Figure 1. a) X-ray absorption spectroscopy of the LiCoO2 cathode during over-lithiation. The spectra are colored from red to violet starting with OCV and ending in the over-lithiated state. The spectrum for Co metal is black. Two arrows indicate the reaction direction. b) Linear combination fitting plotted with the cell’s electrochemistry (green) shows LiCoO2 conversion to Co metal with approximately 13% LiCoO2 remaining at the 0.8 V cutoff. A dashed line has been added to aid in distinguishing the linear and nonlinear regions of the conversion reaction, which directly correlate with the voltage plateau. The error bars indicate the uncertainty in the fitting percentages.
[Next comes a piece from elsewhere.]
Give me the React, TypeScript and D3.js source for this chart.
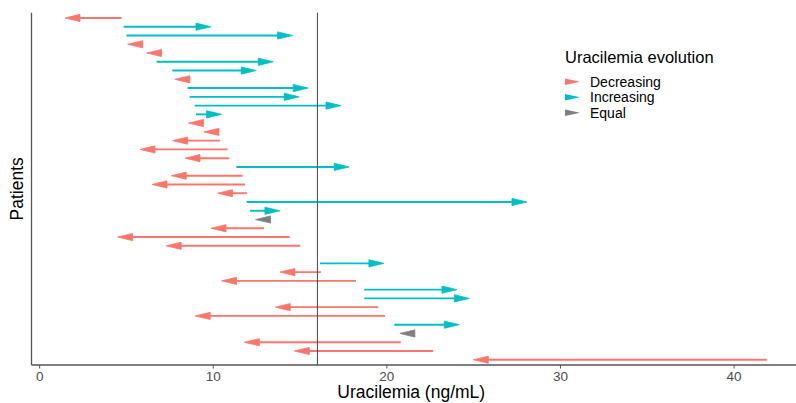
import React from "react";
import * as d3 from "d3";

const patients = Array.from({ length: 40 }, (_, i) => `P${i + 1}`);
const startValues: (number | null)[] = [
  4.72, 4.84, 5.0, 5.93, 7.04, 6.74, 7.64, 8.66, 8.52, 8.64,
  8.93, 9.0, 9.41, 10.33, 10.4, 10.83, 10.92, 11.33, 11.69, 11.83,
  11.94, 11.92, 12.11, 12.44, 12.92, 14.4, 15.01, null, 16.15, 16.2,
  18.22, 18.7, 18.7, 19.5, 19.9, 20.43, 20.75, 20.8, 22.67, 41.88,
];
const endValues: (number | null)[] = [
  1.46, 9.87, 14.57, 5.07, 6.16, 13.46, 12.48, 7.79, 15.47, 14.95,
  17.36, 10.48, 8.58, 9.46, 7.66, 5.78, 8.37, 17.83, 7.58, 6.47,
  10.25, 28.07, 13.84, 12.44, 9.87, 4.49, 7.29, null, 19.83, 13.84,
  10.48, 24.04, 24.75, 13.57, 8.96, 24.17, 20.75, 11.79, 14.67, 24.98,
];
const xTicks = [0, 10, 20, 30, 40];
const threshold = 16;
const legendLabels = ["Decreasing", "Increasing", "Equal"];
const legendColors = ["#F8766D", "#00BFC4", "#7F7F7F"];

const W = 796;
const H = 403;
const panel = { left: 31.5, right: 791, top: 12.7, bottom: 365 };
const FONT = "'Liberation Sans', Arial, sans-serif";

function headPath(tipX: number, y: number, dir: number, len = 15, hw = 3.6) {
  const bx = tipX - dir * len;
  return `M${tipX},${y}L${bx},${y - hw}L${bx},${y + hw}Z`;
}

export default function App() {
  const x = d3.scaleLinear().domain([-0.47, 43.28]).range([panel.left, panel.right]);
  const y = d3
    .scalePoint<string>()
    .domain(patients)
    .range([panel.top, panel.bottom])
    .padding(0.6);

  const rows = patients.map((p, i) => {
    const s = startValues[i];
    const e = endValues[i];
    if (s == null || e == null) return null;
    const type = e < s ? 0 : e > s ? 1 : 2;
    return { p, s, e, type };
  });

  return (
    <svg
      width={W}
      height={H}
      style={{ position: "absolute", left: 0, top: 0, background: "#fff" }}
      fontFamily={FONT}
    >
      <rect width={W} height={H} fill="#fff" />
      {rows.map((r, i) => {
        if (!r) return null;
        const yy = y(r.p)!;
        const color = legendColors[r.type];
        if (r.type === 2) {
          return <path key={i} d={headPath(x(r.e), yy, -1)} fill={color} stroke={color} strokeWidth={0.8} />;
        }
        const dir = r.type === 1 ? 1 : -1;
        return (
          <g key={i}>
            <line
              x1={x(r.s)}
              x2={x(r.e) - dir * 6}
              y1={yy}
              y2={yy}
              stroke={color}
              strokeWidth={1.9}
            />
            <path d={headPath(x(r.e), yy, dir)} fill={color} stroke={color} strokeWidth={0.8} strokeLinejoin="miter" />
          </g>
        );
      })}
      <line x1={x(threshold)} x2={x(threshold)} y1={panel.top} y2={panel.bottom} stroke="#444" strokeWidth={1} />
      <line x1={panel.left} x2={panel.left} y1={panel.top} y2={panel.bottom} stroke="#555" strokeWidth={1.3} />
      <line x1={panel.left} x2={W} y1={panel.bottom} y2={panel.bottom} stroke="#555" strokeWidth={1.3} />
      {xTicks.map((t) => (
        <g key={t}>
          <line x1={x(t)} x2={x(t)} y1={panel.bottom} y2={panel.bottom + 3.5} stroke="#555" strokeWidth={1} />
          <text x={x(t)} y={380.5} textAnchor="middle" fontSize={13.5} fill="#4D4D4D">
            {t}
          </text>
        </g>
      ))}
      <text x={(panel.left + panel.right) / 2} y={398} textAnchor="middle" fontSize={17.5} fill="#000">
        Uracilemia (ng/mL)
      </text>
      <text
        transform={`translate(23,${(panel.top + panel.bottom) / 2}) rotate(-90)`}
        textAnchor="middle"
        fontSize={17.5}
        fill="#000"
      >
        Patients
      </text>
      <g>
        <text x={565} y={62.5} fontSize={16.5} fill="#000">
          Uracilemia evolution
        </text>
        {legendLabels.map((l, i) => {
          const ly = 81.7 + i * 15.5;
          return (
            <g key={l}>
              <path d={`M565,${ly - 3.3}L580,${ly}L565,${ly + 3.3}Z`} fill={legendColors[i]} />
              <text x={590} y={ly + 5} fontSize={14} fill="#000">
                {l}
              </text>
            </g>
          );
        })}
      </g>
    </svg>
  );
}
In a recent study, researchers from SSRL used operando x-ray absorption spectroscopy (XAS) and operando spectroscopic transmission x-ray microscopy (TXM) to understand the chemical and morphological changes that occur during over-lithiation of standard LiCoO2 cathodes. The studies reveal a core-shell conversion pathway from LiCoO2 to Li2O and Co metal during over-lithiation (Figures 1 and 2). This conversion reaction is accompanied by a delayed, irreversible mechanical degradation with micron-sized particles cracking and pulverizing, allowing Li-ions access to the core of the particles (Figure 2). Because of the delay, the mechanical degradation is likely avoided in brief over-lithiation events, where only the surface of the particles would convert to Co. The use of nano-sized LiCoO2 could decrease the morphological changes occurring during over-lithiation, which may improve the lifetime of the battery after an accidental deep discharge. Further studies are necessary to determine in particle degradation can be avoided and if the mitigation of the microscopic mechanical degradation improves capacity retention and cycle lifetime after over-lithiation. This work demonstrates the value in linking chemical and morphological dynamics using complementary x-ray characterization techniques to understand electrode failure mechanisms.

Figure 2

Figure 2. Schematic of the transmission x-ray microscope with selective maps of showing the Co chemistry during over-lithiation (discharge). Color is used to indicate the percentage of each chemical state (red for LiCoO2 and green for Co). The transparency of a pixel indicates the total content of Co in the pixel.

Primary Citation: 

J. Nelson Weker, A. M. Wise, K. Lim, B. Shyam and M. F. Toney, "Operando Spectroscopic Microscopy of LiCoO2 Cathodes Outside Standard Operating Potentials", Electrochim. Acta 247, 977 (2017) doi: 10.1016/j.electacta.2017.06.173.